A solution to this problem is to take several additional steps:

  1. Stop the replication from 5.5 to 10.4. Run STOP SLAVE on 10.4 master
  2. Execute any transaction on 10.4 – CREATE SCHEMA IF NOT EXISTS bugfix – this will change the GTID situation like this:
MariaDB [(none)]> show global variables like '%gtid%';

+-------------------------+---------------------------+

| Variable_name           | Value   |

+-------------------------+---------------------------+

| gtid_binlog_pos         | 0-1001-117122   |

| gtid_binlog_state       | 0-55-117121,0-1001-117122 |

| gtid_cleanup_batch_size | 64                        |

| gtid_current_pos        | 0-1001-117122   |

| gtid_domain_id          | 0   |

| gtid_ignore_duplicates  | ON   |

| gtid_pos_auto_engines   |   |

| gtid_slave_pos          | 0-1001-1   |

| gtid_strict_mode        | ON   |

| wsrep_gtid_domain_id    | 0   |

| wsrep_gtid_mode         | OFF   |

+-------------------------+---------------------------+

11 rows in set (0.001 sec)

The latest GITD was executed locally, so it was stored as gtid_binlog_pos. As it has the local server ID, it’s picked as the gtid_current_pos. Now, you can take a backup and use it to rebuild slaves off 10.4 master. Once this is done, start the slave thread again.

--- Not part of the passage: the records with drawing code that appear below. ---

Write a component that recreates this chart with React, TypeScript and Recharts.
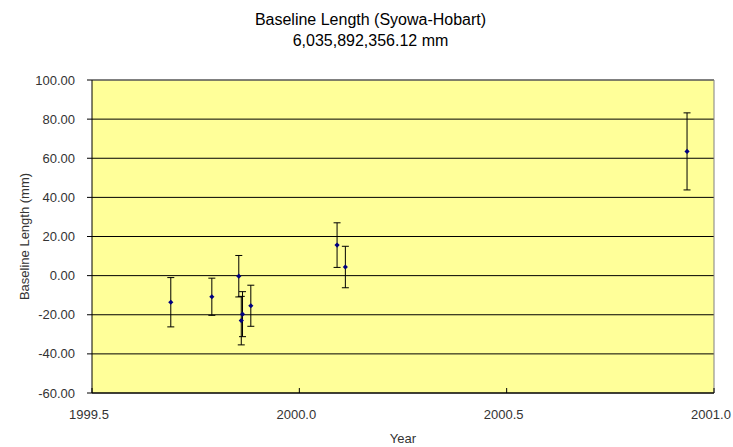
import React from 'react';
import { ScatterChart, Scatter, XAxis, YAxis, CartesianGrid, ErrorBar, ReferenceLine } from 'recharts';

type Obs = {
  year: number;
  value: number;
  err: number;
};

const years = [1999.69, 1999.789, 1999.854, 1999.863, 1999.86, 1999.883, 2000.091, 2000.111, 2000.935];
const values = [-13.6, -10.8, -0.3, -19.7, -23.0, -15.4, 15.6, 4.4, 63.5];
const errors = [12.6, 9.5, 10.6, 11.5, 12.4, 10.5, 11.4, 10.6, 19.7];

const xTicks = [1999.5, 2000.0, 2000.5, 2001.0];
const yTicks = [-60, -40, -20, 0, 20, 40, 60, 80, 100];

const titleLines = ['Baseline Length (Syowa-Hobart)', '6,035,892,356.12 mm'];

const data: Obs[] = years.map((year, i) => ({ year, value: values[i], err: errors[i] }));

const FONT = '"Liberation Sans", Arial, sans-serif';

if (typeof document !== 'undefined') {
  document.body.style.margin = '0';
}

const Diamond = (props: any) => {
  const { cx, cy } = props;
  if (cx == null || cy == null) return null;
  const r = 2.6;
  return (
    <polygon
      points={`${cx},${cy - r} ${cx + r},${cy} ${cx},${cy + r} ${cx - r},${cy}`}
      fill="#000080"
    />
  );
};

const XTick = (props: any) => {
  const { x, y, payload } = props;
  return (
    <g>
      <line x1={x} y1={y} x2={x} y2={y - 5} stroke="#000" />
      <text x={x - 3} y={y + 23} textAnchor="middle" dominantBaseline="middle" fontSize={13} fontFamily={FONT} fill="#333">
        {Number(payload.value).toFixed(1)}
      </text>
    </g>
  );
};

const App: React.FC = () => {
  return (
    <div style={{ position: 'relative', width: 733, height: 447, background: '#fff', fontFamily: FONT }}>
      {titleLines.map((t, i) => (
        <div
          key={t}
          style={{
            position: 'absolute',
            left: 0,
            width: 741,
            top: 10 + i * 21,
            textAlign: 'center',
            fontSize: 16,
            lineHeight: '19px',
            color: '#000',
          }}
        >
          {t}
        </div>
      ))}
      <ScatterChart
        width={733}
        height={447}
        margin={{ top: 80, right: 19, left: 0, bottom: 0 }}
        style={{ position: 'absolute', left: 0, top: 0 }}
      >
        <CartesianGrid vertical={false} stroke="#000" fill="#FFFF99" fillOpacity={1} />
        <XAxis
          type="number"
          dataKey="year"
          domain={[1999.5, 2001]}
          ticks={xTicks}
          allowDataOverflow
          height={54}
          stroke="#000"
          tickSize={0}
          tickMargin={0}
          tick={<XTick />}
          label={{ value: 'Year', position: 'insideBottom', offset: 4, fontSize: 13, fontFamily: FONT, fill: '#333' }}
        />
        <YAxis
          type="number"
          dataKey="value"
          domain={[-60, 100]}
          ticks={yTicks}
          allowDataOverflow
          width={92}
          stroke="#000"
          tickSize={5}
          tickMargin={12}
          tickFormatter={(v: number) => v.toFixed(2)}
          tick={{ fontSize: 13, fontFamily: FONT, fill: '#333' }}
          label={{
            value: 'Baseline Length (mm)',
            angle: -90,
            position: 'insideLeft',
            offset: 24,
            fontSize: 13,
            fontFamily: FONT,
            fill: '#333',
            style: { textAnchor: 'middle' },
          }}
        />
        <ReferenceLine y={100} stroke="#808080" />
        <ReferenceLine x={2001} stroke="#808080" />
        <Scatter data={data} shape={<Diamond />} isAnimationActive={false}>
          <ErrorBar dataKey="err" direction="y" width={3.5} stroke="#000" strokeWidth={1} isAnimationActive={false} />
        </Scatter>
      </ScatterChart>
    </div>
  );
};

export default App;
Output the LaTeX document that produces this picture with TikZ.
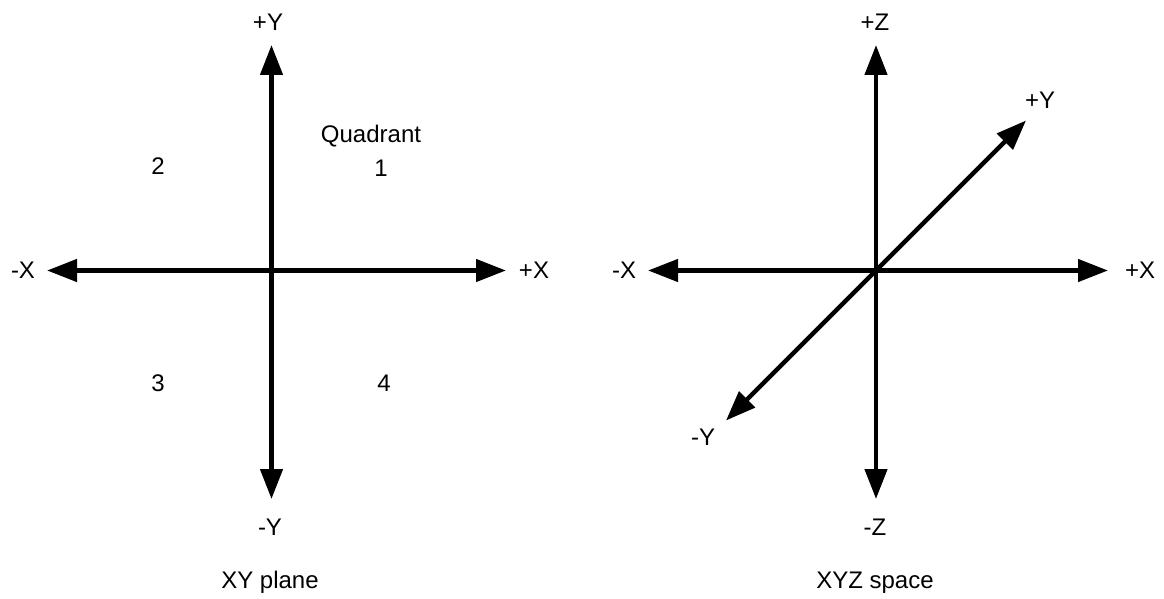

MariaDB is aware that this kind of bug exists, one of the relevant bug report we found is: https://jira.mariadb.org/browse/MDEV-10279 Unfortunately, there’s no fix so far. What we found is that this issue affects MariaDB up to 5.5. Non-GTID events that come from MariaDB 10.0 are correctly accounted on 10.4 as coming from the slave thread and gtid_slave_pos is properly updated. MariaDB 5.5 is quite an old one (even though it still supported) so you still may see setups running on it and attempts to migrate from 5.5 to more recent, GTID-enabled MariaDB versions. What’s worse, according to the bug report we found, this also affects replication coming from non-MariaDB (one of the comments mentions issue showing up on Percona Server 5.6) servers into MariaDB. 

Anyway, we hope you found this blog post useful and hopefully you will not run into the problem we just described.